Dean and Schedule （URAL 2026）

Problem

A new academic year approaches, and the dean must make a schedule of classes for first-year students. There must be n classes in the schedule. The dean should take into account the following interesting observation made in recent years: students skip all classes with even numbers and attend all classes with odd numbers (the classes are numbered from 1). Of course the dean wants students to attend as many important classes as possible, so he tries to assign subjects that are more important to places with odd numbers and subjects that are less important to places with even numbers. The method of estimating the quality of the schedule at the Department of Mathematics and Mechanics must be as formal as possible.

The first-year schedule may contain any of 26 subjects taught at the department. We denote them by English letters from a to  z. The importance of a subject corresponds to its position in the English alphabet. Thus, subject a has importance 1, and subject  z has importance 26. The quality of a schedule is the sum of importances of subjects in it, where subjects on odd places are counted with a plus sign, and subjects on even places are counted with a minus sign.

Unfortunately, a shedule has some restrictions due to administrative reasons. First, the schedule must contain at least k different subjects, so the dean cannot occupy all odd places with mathematical analysis and all even places with philosophy. Second, certain subjects must be assigned to certain places. Help the dean to make a schedule of maximum quality under these restrictions.

Input

The first line contains a string of length n (1 ≤ n ≤ 10 5) consisting of lowercase English letters and question marks. The string specifies the subjects that are already in the schedule. The letters denote these subjects, and the question marks stand for vacant places.

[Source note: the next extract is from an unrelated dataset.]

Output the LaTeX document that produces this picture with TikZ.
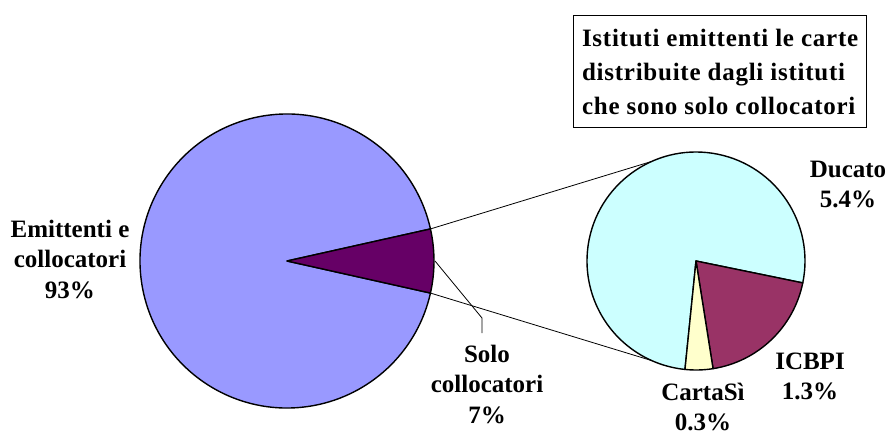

In the second line you are given an integer k (1 ≤ k≤ 26), which is the minimum number of different subjects in the schedule.

Output

If it is impossible to replace all question marks by lowercase English letters so that the string would contain at least k different letters, output “-1” (without quotation marks). Otherwise, output any of the resulting strings that maximizes the quality of the schedule given by the string.

Example

input	output
?? 1	za
?? 3	-1
aza 1	aza
aza 3	-1

Notes

In the first sample the dean can make any schedule with two subjects (even identical), but the quality of the schedule “za” is 26 − 1 = 25, and this is the maximum possible value of the quality.

In the second sample it is impossible to make a schedule consisting of two classes with three different subjects.

In the third sample the dean has only one variant. Though the schedule is bad (1 − 26 + 1 = −24), nothing better can be proposed.

In the fourth sample the only possible variant doesn’t contain three different subjects.

题解：（抽象理解一下qwq）要安排课程，课程的种类是a~z，每个课程都有不同的权值，a~z对应1~26，如果在奇数位上就是加上这个权值，如果是偶数位，就减去这个权值，现在给你一串字符串，里面有字母和问号，问号是由你来安排，字母是已经安排好的不需要再改变，再给你一个数k，问能够安排大于k种类的课程，且要求权值最大。

只需要找出来添加的种类，添加的字符只添加一个，并且是偶数位就从a开始找，是奇数就从z开始找，其他位置是奇数位就输出z，是偶数就输出a。

#include <iostream>
#include <cstdio>
#include <cstring>
#include <map>
#include <cstdlib>
#include <algorithm>
#include <cmath>
#include <queue>
#include <vector>
#include <set>
using namespace std;
typedef long long ll;
char a[100005];       // a是读入的字符串
int num[505] = {0};   // 用来统计那个字符出现过
int main()
{
    int n, i, j, k;
    scanf("%s %d", &a, &k);
    int len = strlen(a);
    int sum1 = 0, sum2 = 0, n1 = 0, n2 = 0;   //sum1是问号的个数 sum2是出现字符种类
    for(i = 0; i < len; i++)                 // n1记录出现的？在奇数位的个数，n2记录在偶数位
    {
        if(a[i] >= 'a' && a[i] <= 'z')num[a[i]]++;
        else sum1++;
        if(a[i] == '?')
        {
            if(i % 2 == 0)n1++;
            else n2++;
        }
    }
    for(i = 'a'; i <= 'z'; i++)  // 记录出现的字符个数
    {
        if(num[i])sum2++;
    }
    if(sum2 + sum1 < k)  // 如果不足够k 则不满足情况
    {
        printf("-1\n");
        return 0;
    }
    int sum = max(k - sum2, 0);   // 记录还需要添加的种类
    for(i = 0; sum != 0; i++)     // 通过去掉需要添加的，判断可以任意安排的个数
    {
        if(num['a' + i] == 0 && n2 > 0)   // 从两边开始寻找，那么差值一定最小，即权值一定最大
        {
            n2--;
            sum--;
            if(sum == 0)break;
        }
        if(num['z' - i] == 0 && n1 > 0)
        {
            n1--;
            sum--;
            if(sum == 0)break;
        }
    }
    for(i = 0; i < len; i++)  // 处理、输出
    {
        if(a[i] != '?')printf("%c", a[i]);  // 如果已经安排好的，直接输出
        else
        {
            if(i % 2 == 0)   // 如果是奇数位
            {
                if(n1 > 0)   //如果还有可以自由安排的奇数位数的地方，输出z,权值高
                {
                    printf("z");
                    n1--;
                }
                else        // 输出任意之后，输出需要的种类
                {
                    for(j = 'z'; j >= 'a'; j--)
                    {
                        if(num[j] == 0)break;   // 因为奇数位相加，所以从最大的开始遍历，如果原来不存在则输出
                    }
                    num[j]++;   // 输出后标记
                    printf("%c", j);
                }
            }
            else
            {
                if(n2 > 0)   // 同理找偶数位
                {
                    printf("a");
                    n2--;
                }
                else
                {
                    for(j = 'a'; j <= 'z'; j++)
                    {
                        if(num[j] == 0)break;
                    }
                    num[j]++;
                    printf("%c", j);
                }
            }
        }
    }
    printf("\n");
    return 0;
}